Generating precise and reliable true time delays (TTDs) is of paramount importance for phased array radars and a host of other applications. True time delay avoids beam squint in wideband antenna systems. Researchers at The Ohio State University have developed a free-space optical TTD device that can provide many bits of delay (more than 15 bits) for hundreds of antenna elements in ultra-compact form (half a cubic foot) with delays varying from femtoseconds to tens of nanoseconds. The invention uses a single MEMS chip, free space for massive overlapping of beam space, and a handful of mirrors. A programmable tapped delay line has many other uses, including optical correlation, optical matched filtering, optical signal processing, optical code-division multiple access coding and decoding, photonic analog-to-digital conversion, and optical communications performance monitoring. A variation of the device can also be used for optical interconnections and routers. Electronically implementing TTDs is generally impractical because of the need for many long lengths of strip line, waveguides, or coaxial cable, which are expensive, bulky, and temperature sensitive. Since long path lengths are relatively easy to obtain optically, optical TTD systems have been developed, either using fibers or free-space paths, but these existing systems are expensive and bulky due to the use of multiple optical switches. Researchers at The Ohio State University have developed a free-space optical TTD device that uses only one optical switch or spatial light modulator for the entire system instead of one or more switches for each bit, as in previous systems. Furthermore, the device avoids beam-spreading problems that may be present in other free-space systems by using a multiple-pass optical cell with refocusing mirrors.

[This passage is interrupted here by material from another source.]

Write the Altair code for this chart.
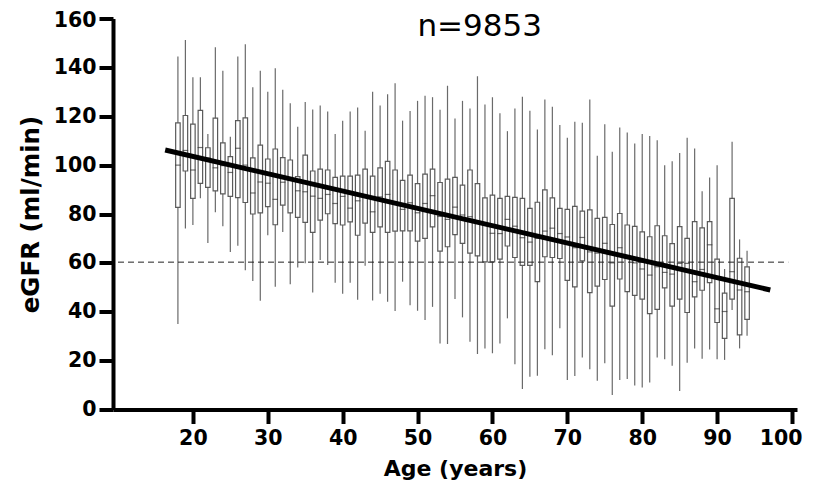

As a result, the device is more inexpensive, compact, and temperature insensitive than existing devices.

Potential Applications:

  • Optical multiplexing/demultiplexing applications
  • Optical routing and switching
  • Phased array radars
  • Optical signal processing
  • Optical performance monitoring

Advantages:

  • Uses only one optical switch or spatial light modulator
  • Ultra-compact form factor
  • Small component count